A priceless quote from p. 164: “Socially stratified societies [including modern ones] consist of farmers who produce food, plus non-farmers such as bureaucrats and soldiers who do not produce food but merely consume the food grown by the farmers and are in effect parasites on farmers.”

The plates in the middle of the book are well-chosen and the text actually refers to them. This is much better than the plates in my copy of Guns, Germs and Steel, which are simply photographs of people from different parts of the world and do nothing except illustrate the considerable variation in the physical appearance of human beings.

Curiously, I have a paperback copy of this book, ISBN 0713998628, which for some reason isn't available from amazon.co.uk (at least not directly from them; it's possible that some seller on their marketplace happens to have it for sale at the moment) or indeed from any of the bookstores included on AddAll. Amazon.com doesn't even have a page for it (they do have a page for the U.S. paperback edition; however, according to that page, the U.S. paperback will only be published in December 2005). I bought my copy in one of the bookshops at Stansted Airport. I really don't see why amazon.co.uk and the other on-line bookshops don't sell the paperback edition if it is already available in the brick-and-mortar bookshops.
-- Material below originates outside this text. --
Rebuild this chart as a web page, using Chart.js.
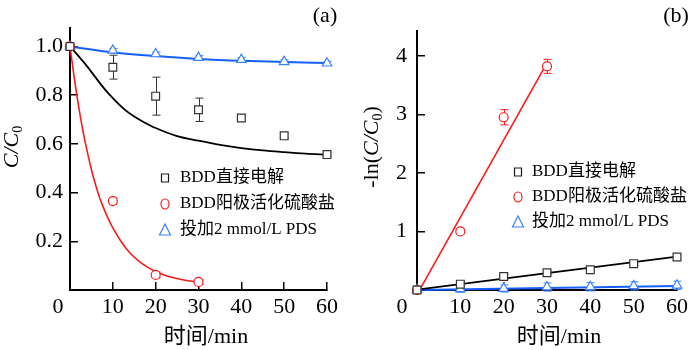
<!DOCTYPE html>
<html><head><meta charset="utf-8">
<script src="https://cdn.jsdelivr.net/npm/chart.js@4.4.0/dist/chart.umd.min.js"></script>
<style>
html,body{margin:0;padding:0;background:#fff;}
#wrap{position:relative;width:700px;height:350px;overflow:hidden;}
.pane{position:absolute;top:0;width:350px;height:350px;}
</style></head><body>
<div id="wrap">
<div class="pane" style="left:0"><canvas id="ca" width="350" height="350"></canvas></div>
<div class="pane" style="left:350px"><canvas id="cb" width="350" height="350"></canvas></div>
</div>
<script>
// ---------- data ----------
const seriesNames = ['BDD直接电解', 'BDD阳极活化硫酸盐', '投加2 mmol/L PDS'];
const timeMin = [0, 10, 20, 30, 40, 50, 60];
const timeAct = [0, 10, 20, 30];
const xTicks = [0, 10, 20, 30, 40, 50, 60];

// panel (a): C/C0
const aDirect = [1.0, 0.915, 0.796, 0.74, 0.706, 0.633, 0.556];
const aDirectErr = [0, 0.049, 0.078, 0.048, 0.01, 0.01, 0.008];
const aAct = [1.0, 0.365, 0.062, 0.033];
const aActErr = [0, 0.012, 0.012, 0.01];
const aPds = [1.0, 0.984, 0.969, 0.954, 0.946, 0.937, 0.931];
const aPdsErr = [0, 0.008, 0.008, 0.008, 0.008, 0.008, 0.008];
const aDirectFitT = [0, 2, 4, 6, 8, 10, 12.5, 15, 17.5, 20, 25, 30, 35, 40, 45, 50, 55, 60];
const aDirectFit = [1.0, 0.96, 0.918, 0.872, 0.827, 0.788, 0.745, 0.712, 0.687, 0.665, 0.632, 0.613, 0.596, 0.583, 0.573, 0.566, 0.56, 0.556];
const aActFitT = [0, 1, 2, 3, 4, 5, 6, 7, 8, 9, 10, 12, 14, 16, 18, 20, 22, 24, 26, 28, 30];
const aActFit = [1.0, 0.87, 0.755, 0.655, 0.57, 0.495, 0.43, 0.375, 0.33, 0.29, 0.255, 0.197, 0.152, 0.12, 0.095, 0.076, 0.062, 0.051, 0.043, 0.037, 0.032];
const aPdsFit = [1.0, 0.975, 0.961, 0.949, 0.941, 0.936, 0.932];
const aYTicks = [0.2, 0.4, 0.6, 0.8, 1.0];

// panel (b): -ln(C/C0)
const bDirect = [0, 0.1, 0.23, 0.296, 0.347, 0.45, 0.565];
const bDirectErr = [0, 0.02, 0.04, 0.03, 0.03, 0.03, 0.03];
const bAct = [0, 1.0, 2.95, 3.82];
const bActErr = [0, 0.04, 0.13, 0.12];
const bPds = [0, 0.02, 0.025, 0.05, 0.055, 0.07, 0.08];
const bPdsErr = [0, 0.06, 0.06, 0.07, 0.07, 0.07, 0.07];
const bDirectFitT = [0, 60];
const bDirectFit = [0.005, 0.57];
const bActFitT = [0, 30];
const bActFit = [-0.08, 3.88];
const bPdsFitT = [0, 60];
const bPdsFit = [0, 0.07];
const bYTicks = [1, 2, 3, 4];

// ---------- styling ----------
const SERIF = '"Liberation Serif","Times New Roman",serif';
const MIXED = '"Liberation Serif","Noto Sans CJK SC",serif';
const BLACK = '#1a1a1a', RED = '#ff1a1a', BLUE = '#1560ff', BLUE_M = '#3a80ff';

const pts = (xs, ys) => xs.map((x, i) => ({x, y: ys[i]}));

function markerSet(label, xs, ys, errs, style, color, radius) {
  return {label, data: pts(xs, ys), errors: errs, showLine: false, pointStyle: style,
    pointRadius: radius, pointHoverRadius: radius, borderColor: color,
    backgroundColor: '#ffffff', borderWidth: 1.2, order: 0, clip: false};
}
function fitSet(xs, ys, color, width) {
  return {label: '', data: pts(xs, ys), showLine: true, pointRadius: 0, borderColor: color,
    borderWidth: width, cubicInterpolationMode: 'monotone', fill: false, order: 1,
    clip: {left: 2, top: 2, right: 2, bottom: 10}};
}

const errorBars = {
  id: 'errorBars',
  beforeDatasetsDraw(chart) {
    const ctx = chart.ctx, xs = chart.scales.x, ys = chart.scales.y;
    chart.data.datasets.forEach(ds => {
      if (!ds.errors) return;
      ctx.save();
      ctx.strokeStyle = ds.borderColor; ctx.lineWidth = 1;
      ds.data.forEach((p, i) => {
        const e = ds.errors[i]; if (!e) return;
        const x = Math.round(xs.getPixelForValue(p.x)) + 0.5;
        const y1 = ys.getPixelForValue(p.y + e), y2 = ys.getPixelForValue(p.y - e);
        ctx.beginPath();
        ctx.moveTo(x, y1); ctx.lineTo(x, y2);
        ctx.moveTo(x - 4, y1); ctx.lineTo(x + 4, y1);
        ctx.moveTo(x - 4, y2); ctx.lineTo(x + 4, y2);
        ctx.stroke();
      });
      ctx.restore();
    });
  }
};

function drawSymbol(ctx, kind, x, y, color) {
  ctx.save(); ctx.strokeStyle = color; ctx.lineWidth = 1.2; ctx.beginPath();
  if (kind === 'rect') ctx.rect(x - 3.5, y - 4, 7, 8);
  else if (kind === 'circle') ctx.ellipse(x, y, 4, 5, 0, 0, Math.PI * 2);
  else { ctx.moveTo(x, y - 6); ctx.lineTo(x + 5.5, y + 5); ctx.lineTo(x - 5.5, y + 5); ctx.closePath(); }
  ctx.stroke(); ctx.restore();
}

const decor = {
  id: 'decor',
  afterDraw(chart, args, o) {
    const ctx = chart.ctx;
    ctx.save();
    ctx.fillStyle = '#000';
    // panel label
    ctx.font = '22px ' + SERIF; ctx.textAlign = 'center'; ctx.textBaseline = 'middle';
    ctx.fillText(o.panel, o.panelX, 16);
    // origin label
    ctx.fillText('0', o.zeroX, 307);
    // x title
    ctx.font = '22px ' + MIXED;
    ctx.fillText('时间/min', o.xTitleX, 337);
    // y title (rotated, with subscript)
    ctx.translate(o.yTitleX, 147); ctx.rotate(-Math.PI / 2);
    const fontFor = p => p.sub ? '14px ' + SERIF : (p.it ? 'italic 22px ' : '22px ') + SERIF;
    let total = 0;
    o.yTitle.forEach(p => { ctx.font = fontFor(p); p.w = ctx.measureText(p.t).width; total += p.w; });
    let x = -total / 2; ctx.textAlign = 'left';
    o.yTitle.forEach(p => { ctx.font = fontFor(p); ctx.fillText(p.t, x, p.sub ? 6 : 0); x += p.w; });
    ctx.setTransform(1, 0, 0, 1, 0, 0);
    // legend
    const kinds = ['rect', 'circle', 'triangle'], cols = [BLACK, RED, BLUE_M];
    ctx.font = '17px ' + MIXED; ctx.textAlign = 'left'; ctx.textBaseline = 'middle';
    seriesNames.forEach((name, i) => {
      const y = o.legY[i];
      drawSymbol(ctx, kinds[i], o.legSymX, y, cols[i]);
      ctx.fillStyle = '#000';
      ctx.fillText(name, o.legTextX, y);
    });
    ctx.restore();
  }
};

function axisOpts(yMax, yTicks, yWidth, yPad, fmt) {
  return {
    x: {type: 'linear', min: 0, max: 60,
      afterFit(s) { s.height = 60; },
      afterBuildTicks(s) { s.ticks = xTicks.map(v => ({value: v})); },
      ticks: {font: {family: SERIF, size: 22}, color: '#000', padding: 12, maxRotation: 0, autoSkip: false,
        callback: v => v === 0 ? '' : String(v)},
      grid: {display: true, drawOnChartArea: false, drawTicks: true, tickLength: -8, color: '#000', lineWidth: 1.5},
      border: {display: true, color: '#000', width: 2}},
    y: {type: 'linear', min: 0, max: yMax,
      afterFit(s) { s.width = yWidth; },
      afterBuildTicks(s) { s.ticks = [0].concat(yTicks).map(v => ({value: v})); },
      ticks: {font: {family: SERIF, size: 22}, color: '#000', padding: yPad, autoSkip: false,
        callback: v => v === 0 ? '' : fmt(v)},
      grid: {display: true, drawOnChartArea: false, drawTicks: true, tickLength: -8, color: '#000', lineWidth: 1.5},
      border: {display: true, color: '#000', width: 2}}
  };
}

new Chart(document.getElementById('ca'), {
  type: 'scatter',
  data: {datasets: [
    fitSet(aDirectFitT, aDirectFit, '#000', 1.8),
    fitSet(aActFitT, aActFit, RED, 1.6),
    fitSet(timeMin, aPdsFit, BLUE, 2),
    markerSet(seriesNames[0], timeMin, aDirect, aDirectErr, 'rect', '#333', 5.5),
    markerSet(seriesNames[1], timeAct, aAct, aActErr, 'circle', RED, 4.5),
    markerSet(seriesNames[2], timeMin, aPds, aPdsErr, 'triangle', BLUE_M, 5.5)
  ]},
  options: {
    responsive: false, animation: false, devicePixelRatio: 1,
    layout: {padding: {top: 5, right: 14, left: 0, bottom: 0}},
    plugins: {legend: {display: false}, tooltip: {enabled: false},
      decor: {panel: '(a)', panelX: 325, zeroX: 58, xTitleX: 206, yTitleX: 12,
        yTitle: [{t: 'C/C', it: true}, {t: '0', sub: true}],
        legSymX: 165, legTextX: 180, legY: [178, 204, 230]}},
    scales: axisOpts(1.075, aYTicks, 70, 15, v => v.toFixed(1))
  },
  plugins: [errorBars, decor]
});

new Chart(document.getElementById('cb'), {
  type: 'scatter',
  data: {datasets: [
    fitSet(bDirectFitT, bDirectFit, '#000', 1.8),
    fitSet(bActFitT, bActFit, RED, 1.6),
    fitSet(bPdsFitT, bPdsFit, BLUE, 2),
    markerSet(seriesNames[0], timeMin, bDirect, bDirectErr, 'rect', '#333', 5.5),
    markerSet(seriesNames[1], timeAct, bAct, bActErr, 'circle', RED, 4.5),
    markerSet(seriesNames[2], timeMin, bPds, bPdsErr, 'triangle', BLUE_M, 5.5)
  ]},
  options: {
    responsive: false, animation: false, devicePixelRatio: 1,
    layout: {padding: {top: 5, right: 12, left: 0, bottom: 0}},
    plugins: {legend: {display: false}, tooltip: {enabled: false},
      decor: {panel: '(b)', panelX: 326, zeroX: 52, xTitleX: 209, yTitleX: 22,
        yTitle: [{t: '-ln('}, {t: 'C/C', it: true}, {t: '0', sub: true}, {t: ')'}],
        legSymX: 168, legTextX: 182, legY: [172, 197, 222]}},
    scales: axisOpts(4.42, bYTicks, 67, 18, v => String(v))
  },
  plugins: [errorBars, decor]
});
</script>
</body></html>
The book itself, incidentally, is the same size as a hardcover, rather than the size of a typical trade paperback. I'm not terribly happy with this trend of ever-larger paperback formats (and typically the accompanying ever higher prices); one of the nice things about paperbacks is that you can squeeze more of them into a limited amount of space. If you really want a big tome that you can fetishize, you can always get the hardcover.

ToRead:

  • Kirsten Seaver's The Frozen Echo, a book on the decline of Viking settlements in Greenland.